Copy out the listing that follows, exact in every word, and skip the images.
►
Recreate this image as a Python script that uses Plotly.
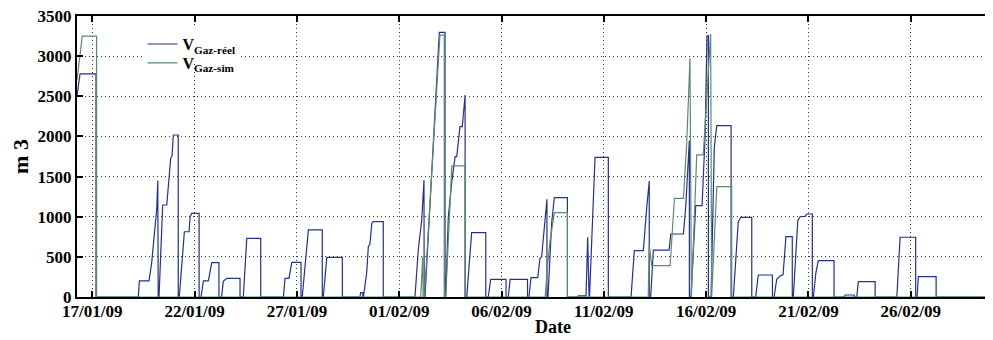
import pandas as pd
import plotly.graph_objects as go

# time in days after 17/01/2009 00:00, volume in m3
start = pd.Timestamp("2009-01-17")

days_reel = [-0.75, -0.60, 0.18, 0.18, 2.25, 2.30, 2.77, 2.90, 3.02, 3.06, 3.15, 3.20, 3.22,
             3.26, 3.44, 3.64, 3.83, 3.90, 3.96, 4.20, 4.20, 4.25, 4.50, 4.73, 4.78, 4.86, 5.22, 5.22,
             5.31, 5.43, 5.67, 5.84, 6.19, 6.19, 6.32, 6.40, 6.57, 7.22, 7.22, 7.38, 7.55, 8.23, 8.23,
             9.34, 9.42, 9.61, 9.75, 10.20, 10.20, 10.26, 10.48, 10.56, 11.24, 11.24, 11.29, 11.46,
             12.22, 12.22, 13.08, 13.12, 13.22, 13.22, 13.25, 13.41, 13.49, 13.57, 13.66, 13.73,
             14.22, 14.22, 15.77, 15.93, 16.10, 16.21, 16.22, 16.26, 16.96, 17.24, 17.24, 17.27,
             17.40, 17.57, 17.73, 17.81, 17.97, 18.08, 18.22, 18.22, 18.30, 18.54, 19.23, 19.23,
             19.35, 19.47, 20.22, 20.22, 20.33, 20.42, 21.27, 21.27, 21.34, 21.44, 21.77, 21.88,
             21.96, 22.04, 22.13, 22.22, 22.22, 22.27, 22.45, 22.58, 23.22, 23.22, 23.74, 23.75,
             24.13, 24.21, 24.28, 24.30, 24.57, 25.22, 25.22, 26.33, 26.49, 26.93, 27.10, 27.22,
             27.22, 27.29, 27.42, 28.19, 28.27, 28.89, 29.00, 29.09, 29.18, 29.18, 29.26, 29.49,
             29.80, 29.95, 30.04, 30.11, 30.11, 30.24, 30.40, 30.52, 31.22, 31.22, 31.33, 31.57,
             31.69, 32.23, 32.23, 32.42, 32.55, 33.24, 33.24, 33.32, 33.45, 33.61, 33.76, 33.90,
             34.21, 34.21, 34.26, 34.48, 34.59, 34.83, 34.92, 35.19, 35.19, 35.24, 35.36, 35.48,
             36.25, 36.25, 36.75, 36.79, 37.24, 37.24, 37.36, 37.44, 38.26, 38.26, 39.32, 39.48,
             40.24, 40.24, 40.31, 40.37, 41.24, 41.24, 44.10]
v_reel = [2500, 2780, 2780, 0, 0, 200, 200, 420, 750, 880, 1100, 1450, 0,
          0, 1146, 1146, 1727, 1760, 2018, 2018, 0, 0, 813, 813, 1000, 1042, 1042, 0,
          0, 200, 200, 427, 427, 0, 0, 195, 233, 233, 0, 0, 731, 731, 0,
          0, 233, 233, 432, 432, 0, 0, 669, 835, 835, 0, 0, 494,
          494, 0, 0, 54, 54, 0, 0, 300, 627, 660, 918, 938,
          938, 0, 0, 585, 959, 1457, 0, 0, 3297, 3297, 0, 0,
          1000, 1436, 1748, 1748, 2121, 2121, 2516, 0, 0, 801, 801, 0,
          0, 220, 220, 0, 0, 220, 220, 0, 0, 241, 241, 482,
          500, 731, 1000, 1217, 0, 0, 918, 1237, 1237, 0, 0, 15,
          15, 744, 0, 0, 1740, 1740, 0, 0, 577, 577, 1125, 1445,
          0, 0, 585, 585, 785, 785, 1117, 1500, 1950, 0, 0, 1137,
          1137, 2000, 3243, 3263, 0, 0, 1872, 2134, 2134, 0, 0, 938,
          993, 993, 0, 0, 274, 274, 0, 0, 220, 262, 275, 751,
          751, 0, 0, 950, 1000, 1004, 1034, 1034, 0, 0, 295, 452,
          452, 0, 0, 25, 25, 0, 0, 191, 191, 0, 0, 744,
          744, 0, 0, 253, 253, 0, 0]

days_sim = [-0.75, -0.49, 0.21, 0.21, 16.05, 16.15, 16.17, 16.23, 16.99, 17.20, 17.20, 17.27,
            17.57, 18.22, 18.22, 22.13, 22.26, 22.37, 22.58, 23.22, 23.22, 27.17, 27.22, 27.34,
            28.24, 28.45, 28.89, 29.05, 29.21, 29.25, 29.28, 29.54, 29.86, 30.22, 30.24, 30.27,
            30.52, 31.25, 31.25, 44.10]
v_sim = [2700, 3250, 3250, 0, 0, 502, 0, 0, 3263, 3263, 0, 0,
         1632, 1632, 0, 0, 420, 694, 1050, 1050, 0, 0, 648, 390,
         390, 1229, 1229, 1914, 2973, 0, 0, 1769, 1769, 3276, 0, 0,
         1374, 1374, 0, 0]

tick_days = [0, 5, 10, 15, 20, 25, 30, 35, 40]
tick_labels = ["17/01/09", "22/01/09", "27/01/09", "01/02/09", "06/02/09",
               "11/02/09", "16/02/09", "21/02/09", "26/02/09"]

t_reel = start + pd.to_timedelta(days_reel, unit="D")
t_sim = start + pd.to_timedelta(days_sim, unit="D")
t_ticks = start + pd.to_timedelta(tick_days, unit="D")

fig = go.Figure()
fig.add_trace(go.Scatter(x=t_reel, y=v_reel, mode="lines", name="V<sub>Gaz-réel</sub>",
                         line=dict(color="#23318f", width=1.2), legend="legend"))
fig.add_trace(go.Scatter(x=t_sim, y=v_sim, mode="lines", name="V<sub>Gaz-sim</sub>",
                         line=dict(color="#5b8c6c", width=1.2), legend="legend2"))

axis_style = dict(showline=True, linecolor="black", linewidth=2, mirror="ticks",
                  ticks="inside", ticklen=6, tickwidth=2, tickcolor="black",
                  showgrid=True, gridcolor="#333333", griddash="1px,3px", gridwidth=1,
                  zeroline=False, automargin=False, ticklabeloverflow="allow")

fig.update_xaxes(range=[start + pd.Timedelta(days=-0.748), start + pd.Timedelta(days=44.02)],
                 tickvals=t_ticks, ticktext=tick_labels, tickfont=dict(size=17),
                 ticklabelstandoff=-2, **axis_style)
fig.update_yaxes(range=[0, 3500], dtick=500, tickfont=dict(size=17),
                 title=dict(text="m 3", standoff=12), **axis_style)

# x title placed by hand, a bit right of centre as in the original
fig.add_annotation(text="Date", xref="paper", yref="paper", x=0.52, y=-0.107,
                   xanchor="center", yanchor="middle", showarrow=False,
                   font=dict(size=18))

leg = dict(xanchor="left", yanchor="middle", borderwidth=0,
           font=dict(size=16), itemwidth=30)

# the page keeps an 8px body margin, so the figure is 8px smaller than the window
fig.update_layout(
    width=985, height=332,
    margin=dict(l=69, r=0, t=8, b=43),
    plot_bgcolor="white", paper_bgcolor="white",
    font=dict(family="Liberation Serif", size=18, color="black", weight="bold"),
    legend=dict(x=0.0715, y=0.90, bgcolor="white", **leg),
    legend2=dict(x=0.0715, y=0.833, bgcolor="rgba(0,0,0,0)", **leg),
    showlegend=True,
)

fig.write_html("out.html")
◄
* Written solution *
Recreate this image as a Python script that uses Plotly.
import pandas as pd
import plotly.graph_objects as go

# time in days after 17/01/2009 00:00, volume in m3
start = pd.Timestamp("2009-01-17")

days_reel = [-0.75, -0.60, 0.18, 0.18, 2.25, 2.30, 2.77, 2.90, 3.02, 3.06, 3.15, 3.20, 3.22,
             3.26, 3.44, 3.64, 3.83, 3.90, 3.96, 4.20, 4.20, 4.25, 4.50, 4.73, 4.78, 4.86, 5.22, 5.22,
             5.31, 5.43, 5.67, 5.84, 6.19, 6.19, 6.32, 6.40, 6.57, 7.22, 7.22, 7.38, 7.55, 8.23, 8.23,
             9.34, 9.42, 9.61, 9.75, 10.20, 10.20, 10.26, 10.48, 10.56, 11.24, 11.24, 11.29, 11.46,
             12.22, 12.22, 13.08, 13.12, 13.22, 13.22, 13.25, 13.41, 13.49, 13.57, 13.66, 13.73,
             14.22, 14.22, 15.77, 15.93, 16.10, 16.21, 16.22, 16.26, 16.96, 17.24, 17.24, 17.27,
             17.40, 17.57, 17.73, 17.81, 17.97, 18.08, 18.22, 18.22, 18.30, 18.54, 19.23, 19.23,
             19.35, 19.47, 20.22, 20.22, 20.33, 20.42, 21.27, 21.27, 21.34, 21.44, 21.77, 21.88,
             21.96, 22.04, 22.13, 22.22, 22.22, 22.27, 22.45, 22.58, 23.22, 23.22, 23.74, 23.75,
             24.13, 24.21, 24.28, 24.30, 24.57, 25.22, 25.22, 26.33, 26.49, 26.93, 27.10, 27.22,
             27.22, 27.29, 27.42, 28.19, 28.27, 28.89, 29.00, 29.09, 29.18, 29.18, 29.26, 29.49,
             29.80, 29.95, 30.04, 30.11, 30.11, 30.24, 30.40, 30.52, 31.22, 31.22, 31.33, 31.57,
             31.69, 32.23, 32.23, 32.42, 32.55, 33.24, 33.24, 33.32, 33.45, 33.61, 33.76, 33.90,
             34.21, 34.21, 34.26, 34.48, 34.59, 34.83, 34.92, 35.19, 35.19, 35.24, 35.36, 35.48,
             36.25, 36.25, 36.75, 36.79, 37.24, 37.24, 37.36, 37.44, 38.26, 38.26, 39.32, 39.48,
             40.24, 40.24, 40.31, 40.37, 41.24, 41.24, 44.10]
v_reel = [2500, 2780, 2780, 0, 0, 200, 200, 420, 750, 880, 1100, 1450, 0,
          0, 1146, 1146, 1727, 1760, 2018, 2018, 0, 0, 813, 813, 1000, 1042, 1042, 0,
          0, 200, 200, 427, 427, 0, 0, 195, 233, 233, 0, 0, 731, 731, 0,
          0, 233, 233, 432, 432, 0, 0, 669, 835, 835, 0, 0, 494,
          494, 0, 0, 54, 54, 0, 0, 300, 627, 660, 918, 938,
          938, 0, 0, 585, 959, 1457, 0, 0, 3297, 3297, 0, 0,
          1000, 1436, 1748, 1748, 2121, 2121, 2516, 0, 0, 801, 801, 0,
          0, 220, 220, 0, 0, 220, 220, 0, 0, 241, 241, 482,
          500, 731, 1000, 1217, 0, 0, 918, 1237, 1237, 0, 0, 15,
          15, 744, 0, 0, 1740, 1740, 0, 0, 577, 577, 1125, 1445,
          0, 0, 585, 585, 785, 785, 1117, 1500, 1950, 0, 0, 1137,
          1137, 2000, 3243, 3263, 0, 0, 1872, 2134, 2134, 0, 0, 938,
          993, 993, 0, 0, 274, 274, 0, 0, 220, 262, 275, 751,
          751, 0, 0, 950, 1000, 1004, 1034, 1034, 0, 0, 295, 452,
          452, 0, 0, 25, 25, 0, 0, 191, 191, 0, 0, 744,
          744, 0, 0, 253, 253, 0, 0]

days_sim = [-0.75, -0.49, 0.21, 0.21, 16.05, 16.15, 16.17, 16.23, 16.99, 17.20, 17.20, 17.27,
            17.57, 18.22, 18.22, 22.13, 22.26, 22.37, 22.58, 23.22, 23.22, 27.17, 27.22, 27.34,
            28.24, 28.45, 28.89, 29.05, 29.21, 29.25, 29.28, 29.54, 29.86, 30.22, 30.24, 30.27,
            30.52, 31.25, 31.25, 44.10]
v_sim = [2700, 3250, 3250, 0, 0, 502, 0, 0, 3263, 3263, 0, 0,
         1632, 1632, 0, 0, 420, 694, 1050, 1050, 0, 0, 648, 390,
         390, 1229, 1229, 1914, 2973, 0, 0, 1769, 1769, 3276, 0, 0,
         1374, 1374, 0, 0]

tick_days = [0, 5, 10, 15, 20, 25, 30, 35, 40]
tick_labels = ["17/01/09", "22/01/09", "27/01/09", "01/02/09", "06/02/09",
               "11/02/09", "16/02/09", "21/02/09", "26/02/09"]

t_reel = start + pd.to_timedelta(days_reel, unit="D")
t_sim = start + pd.to_timedelta(days_sim, unit="D")
t_ticks = start + pd.to_timedelta(tick_days, unit="D")

fig = go.Figure()
fig.add_trace(go.Scatter(x=t_reel, y=v_reel, mode="lines", name="V<sub>Gaz-réel</sub>",
                         line=dict(color="#23318f", width=1.2), legend="legend"))
fig.add_trace(go.Scatter(x=t_sim, y=v_sim, mode="lines", name="V<sub>Gaz-sim</sub>",
                         line=dict(color="#5b8c6c", width=1.2), legend="legend2"))

axis_style = dict(showline=True, linecolor="black", linewidth=2, mirror="ticks",
                  ticks="inside", ticklen=6, tickwidth=2, tickcolor="black",
                  showgrid=True, gridcolor="#333333", griddash="1px,3px", gridwidth=1,
                  zeroline=False, automargin=False, ticklabeloverflow="allow")

fig.update_xaxes(range=[start + pd.Timedelta(days=-0.748), start + pd.Timedelta(days=44.02)],
                 tickvals=t_ticks, ticktext=tick_labels, tickfont=dict(size=17),
                 ticklabelstandoff=-2, **axis_style)
fig.update_yaxes(range=[0, 3500], dtick=500, tickfont=dict(size=17),
                 title=dict(text="m 3", standoff=12), **axis_style)

# x title placed by hand, a bit right of centre as in the original
fig.add_annotation(text="Date", xref="paper", yref="paper", x=0.52, y=-0.107,
                   xanchor="center", yanchor="middle", showarrow=False,
                   font=dict(size=18))

leg = dict(xanchor="left", yanchor="middle", borderwidth=0,
           font=dict(size=16), itemwidth=30)

# the page keeps an 8px body margin, so the figure is 8px smaller than the window
fig.update_layout(
    width=985, height=332,
    margin=dict(l=69, r=0, t=8, b=43),
    plot_bgcolor="white", paper_bgcolor="white",
    font=dict(family="Liberation Serif", size=18, color="black", weight="bold"),
    legend=dict(x=0.0715, y=0.90, bgcolor="white", **leg),
    legend2=dict(x=0.0715, y=0.833, bgcolor="rgba(0,0,0,0)", **leg),
    showlegend=True,
)

fig.write_html("out.html")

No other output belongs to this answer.